Transcribe each line of the material as it is, and drop any picture.

━━ Source material ━━

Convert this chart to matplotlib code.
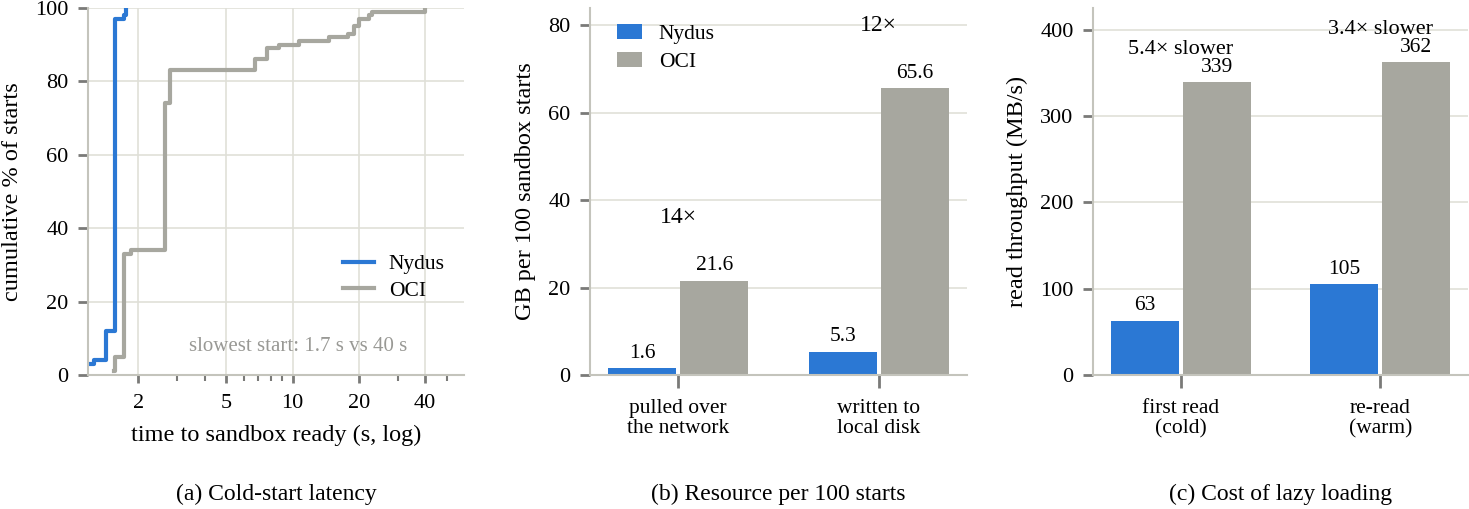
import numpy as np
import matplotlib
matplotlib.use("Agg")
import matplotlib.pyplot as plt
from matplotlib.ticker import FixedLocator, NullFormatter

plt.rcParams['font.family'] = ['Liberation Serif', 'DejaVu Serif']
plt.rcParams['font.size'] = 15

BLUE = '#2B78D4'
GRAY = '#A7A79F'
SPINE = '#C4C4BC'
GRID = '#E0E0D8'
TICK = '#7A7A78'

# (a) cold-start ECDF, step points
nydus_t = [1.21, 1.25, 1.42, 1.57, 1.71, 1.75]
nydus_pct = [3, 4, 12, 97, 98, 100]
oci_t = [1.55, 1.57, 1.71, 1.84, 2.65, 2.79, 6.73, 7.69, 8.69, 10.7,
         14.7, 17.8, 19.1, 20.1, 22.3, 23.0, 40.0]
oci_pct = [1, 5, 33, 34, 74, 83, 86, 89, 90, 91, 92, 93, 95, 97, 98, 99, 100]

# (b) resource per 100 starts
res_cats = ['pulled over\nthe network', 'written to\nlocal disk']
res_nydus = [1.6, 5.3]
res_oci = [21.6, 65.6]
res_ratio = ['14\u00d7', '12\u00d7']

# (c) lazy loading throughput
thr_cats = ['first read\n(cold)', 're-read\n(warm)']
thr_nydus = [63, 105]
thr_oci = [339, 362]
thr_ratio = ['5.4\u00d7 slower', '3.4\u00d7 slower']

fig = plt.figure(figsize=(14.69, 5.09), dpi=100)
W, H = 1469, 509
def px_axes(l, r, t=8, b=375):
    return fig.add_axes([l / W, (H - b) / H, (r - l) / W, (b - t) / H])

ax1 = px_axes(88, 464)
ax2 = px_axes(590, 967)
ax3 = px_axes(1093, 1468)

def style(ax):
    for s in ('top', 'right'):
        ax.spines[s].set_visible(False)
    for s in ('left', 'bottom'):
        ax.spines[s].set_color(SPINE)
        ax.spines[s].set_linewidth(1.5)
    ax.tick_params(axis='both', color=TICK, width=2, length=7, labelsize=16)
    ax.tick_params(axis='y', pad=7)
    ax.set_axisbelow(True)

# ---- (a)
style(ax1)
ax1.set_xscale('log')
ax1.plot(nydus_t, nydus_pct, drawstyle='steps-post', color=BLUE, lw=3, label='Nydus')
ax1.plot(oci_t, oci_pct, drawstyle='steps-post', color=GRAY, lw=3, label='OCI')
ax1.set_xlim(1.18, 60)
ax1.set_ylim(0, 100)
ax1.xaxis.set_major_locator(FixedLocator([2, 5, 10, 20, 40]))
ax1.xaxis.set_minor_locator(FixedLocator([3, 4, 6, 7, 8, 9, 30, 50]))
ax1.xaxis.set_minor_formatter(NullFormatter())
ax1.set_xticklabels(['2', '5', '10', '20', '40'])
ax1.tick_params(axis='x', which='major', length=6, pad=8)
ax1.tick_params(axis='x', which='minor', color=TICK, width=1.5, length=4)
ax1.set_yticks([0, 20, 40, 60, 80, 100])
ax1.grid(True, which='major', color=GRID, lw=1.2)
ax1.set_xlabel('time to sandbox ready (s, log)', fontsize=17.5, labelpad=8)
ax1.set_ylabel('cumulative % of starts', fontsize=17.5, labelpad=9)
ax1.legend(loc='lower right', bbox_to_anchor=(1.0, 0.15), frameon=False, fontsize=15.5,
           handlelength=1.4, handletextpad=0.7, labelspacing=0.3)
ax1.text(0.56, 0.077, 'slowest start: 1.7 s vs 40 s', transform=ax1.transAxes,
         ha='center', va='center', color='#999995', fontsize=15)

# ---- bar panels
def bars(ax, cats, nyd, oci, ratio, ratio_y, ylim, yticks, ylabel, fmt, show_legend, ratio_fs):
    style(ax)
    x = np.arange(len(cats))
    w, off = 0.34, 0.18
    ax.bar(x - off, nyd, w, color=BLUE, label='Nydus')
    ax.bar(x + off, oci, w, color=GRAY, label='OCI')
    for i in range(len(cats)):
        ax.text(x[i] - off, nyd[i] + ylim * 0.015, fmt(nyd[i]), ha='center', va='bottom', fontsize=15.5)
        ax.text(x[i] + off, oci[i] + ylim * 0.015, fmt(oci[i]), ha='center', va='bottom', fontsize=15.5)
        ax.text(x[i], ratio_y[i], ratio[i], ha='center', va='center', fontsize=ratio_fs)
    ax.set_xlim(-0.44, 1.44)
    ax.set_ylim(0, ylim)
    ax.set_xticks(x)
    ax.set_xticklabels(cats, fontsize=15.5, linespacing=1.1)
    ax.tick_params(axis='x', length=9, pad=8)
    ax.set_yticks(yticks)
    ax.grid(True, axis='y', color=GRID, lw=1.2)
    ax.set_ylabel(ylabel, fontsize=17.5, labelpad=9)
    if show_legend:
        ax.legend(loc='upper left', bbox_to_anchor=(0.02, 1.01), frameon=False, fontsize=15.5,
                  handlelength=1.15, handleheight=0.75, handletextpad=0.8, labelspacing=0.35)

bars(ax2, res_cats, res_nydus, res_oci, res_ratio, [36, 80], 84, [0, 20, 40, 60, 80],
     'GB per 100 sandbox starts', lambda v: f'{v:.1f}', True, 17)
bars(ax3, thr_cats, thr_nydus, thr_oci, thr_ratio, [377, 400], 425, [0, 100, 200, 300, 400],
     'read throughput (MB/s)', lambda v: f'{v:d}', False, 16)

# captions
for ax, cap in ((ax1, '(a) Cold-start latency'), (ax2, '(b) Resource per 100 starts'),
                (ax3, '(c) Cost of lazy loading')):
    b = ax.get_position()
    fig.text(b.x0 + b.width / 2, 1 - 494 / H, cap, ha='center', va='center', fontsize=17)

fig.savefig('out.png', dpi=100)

━━━

## Correct output
Convert this chart to matplotlib code.
import numpy as np
import matplotlib
matplotlib.use("Agg")
import matplotlib.pyplot as plt
from matplotlib.ticker import FixedLocator, NullFormatter

plt.rcParams['font.family'] = ['Liberation Serif', 'DejaVu Serif']
plt.rcParams['font.size'] = 15

BLUE = '#2B78D4'
GRAY = '#A7A79F'
SPINE = '#C4C4BC'
GRID = '#E0E0D8'
TICK = '#7A7A78'

# (a) cold-start ECDF, step points
nydus_t = [1.21, 1.25, 1.42, 1.57, 1.71, 1.75]
nydus_pct = [3, 4, 12, 97, 98, 100]
oci_t = [1.55, 1.57, 1.71, 1.84, 2.65, 2.79, 6.73, 7.69, 8.69, 10.7,
         14.7, 17.8, 19.1, 20.1, 22.3, 23.0, 40.0]
oci_pct = [1, 5, 33, 34, 74, 83, 86, 89, 90, 91, 92, 93, 95, 97, 98, 99, 100]

# (b) resource per 100 starts
res_cats = ['pulled over\nthe network', 'written to\nlocal disk']
res_nydus = [1.6, 5.3]
res_oci = [21.6, 65.6]
res_ratio = ['14\u00d7', '12\u00d7']

# (c) lazy loading throughput
thr_cats = ['first read\n(cold)', 're-read\n(warm)']
thr_nydus = [63, 105]
thr_oci = [339, 362]
thr_ratio = ['5.4\u00d7 slower', '3.4\u00d7 slower']

fig = plt.figure(figsize=(14.69, 5.09), dpi=100)
W, H = 1469, 509
def px_axes(l, r, t=8, b=375):
    return fig.add_axes([l / W, (H - b) / H, (r - l) / W, (b - t) / H])

ax1 = px_axes(88, 464)
ax2 = px_axes(590, 967)
ax3 = px_axes(1093, 1468)

def style(ax):
    for s in ('top', 'right'):
        ax.spines[s].set_visible(False)
    for s in ('left', 'bottom'):
        ax.spines[s].set_color(SPINE)
        ax.spines[s].set_linewidth(1.5)
    ax.tick_params(axis='both', color=TICK, width=2, length=7, labelsize=16)
    ax.tick_params(axis='y', pad=7)
    ax.set_axisbelow(True)

# ---- (a)
style(ax1)
ax1.set_xscale('log')
ax1.plot(nydus_t, nydus_pct, drawstyle='steps-post', color=BLUE, lw=3, label='Nydus')
ax1.plot(oci_t, oci_pct, drawstyle='steps-post', color=GRAY, lw=3, label='OCI')
ax1.set_xlim(1.18, 60)
ax1.set_ylim(0, 100)
ax1.xaxis.set_major_locator(FixedLocator([2, 5, 10, 20, 40]))
ax1.xaxis.set_minor_locator(FixedLocator([3, 4, 6, 7, 8, 9, 30, 50]))
ax1.xaxis.set_minor_formatter(NullFormatter())
ax1.set_xticklabels(['2', '5', '10', '20', '40'])
ax1.tick_params(axis='x', which='major', length=6, pad=8)
ax1.tick_params(axis='x', which='minor', color=TICK, width=1.5, length=4)
ax1.set_yticks([0, 20, 40, 60, 80, 100])
ax1.grid(True, which='major', color=GRID, lw=1.2)
ax1.set_xlabel('time to sandbox ready (s, log)', fontsize=17.5, labelpad=8)
ax1.set_ylabel('cumulative % of starts', fontsize=17.5, labelpad=9)
ax1.legend(loc='lower right', bbox_to_anchor=(1.0, 0.15), frameon=False, fontsize=15.5,
           handlelength=1.4, handletextpad=0.7, labelspacing=0.3)
ax1.text(0.56, 0.077, 'slowest start: 1.7 s vs 40 s', transform=ax1.transAxes,
         ha='center', va='center', color='#999995', fontsize=15)

# ---- bar panels
def bars(ax, cats, nyd, oci, ratio, ratio_y, ylim, yticks, ylabel, fmt, show_legend, ratio_fs):
    style(ax)
    x = np.arange(len(cats))
    w, off = 0.34, 0.18
    ax.bar(x - off, nyd, w, color=BLUE, label='Nydus')
    ax.bar(x + off, oci, w, color=GRAY, label='OCI')
    for i in range(len(cats)):
        ax.text(x[i] - off, nyd[i] + ylim * 0.015, fmt(nyd[i]), ha='center', va='bottom', fontsize=15.5)
        ax.text(x[i] + off, oci[i] + ylim * 0.015, fmt(oci[i]), ha='center', va='bottom', fontsize=15.5)
        ax.text(x[i], ratio_y[i], ratio[i], ha='center', va='center', fontsize=ratio_fs)
    ax.set_xlim(-0.44, 1.44)
    ax.set_ylim(0, ylim)
    ax.set_xticks(x)
    ax.set_xticklabels(cats, fontsize=15.5, linespacing=1.1)
    ax.tick_params(axis='x', length=9, pad=8)
    ax.set_yticks(yticks)
    ax.grid(True, axis='y', color=GRID, lw=1.2)
    ax.set_ylabel(ylabel, fontsize=17.5, labelpad=9)
    if show_legend:
        ax.legend(loc='upper left', bbox_to_anchor=(0.02, 1.01), frameon=False, fontsize=15.5,
                  handlelength=1.15, handleheight=0.75, handletextpad=0.8, labelspacing=0.35)

bars(ax2, res_cats, res_nydus, res_oci, res_ratio, [36, 80], 84, [0, 20, 40, 60, 80],
     'GB per 100 sandbox starts', lambda v: f'{v:.1f}', True, 17)
bars(ax3, thr_cats, thr_nydus, thr_oci, thr_ratio, [377, 400], 425, [0, 100, 200, 300, 400],
     'read throughput (MB/s)', lambda v: f'{v:d}', False, 16)

# captions
for ax, cap in ((ax1, '(a) Cold-start latency'), (ax2, '(b) Resource per 100 starts'),
                (ax3, '(c) Cost of lazy loading')):
    b = ax.get_position()
    fig.text(b.x0 + b.width / 2, 1 - 494 / H, cap, ha='center', va='center', fontsize=17)

fig.savefig('out.png', dpi=100)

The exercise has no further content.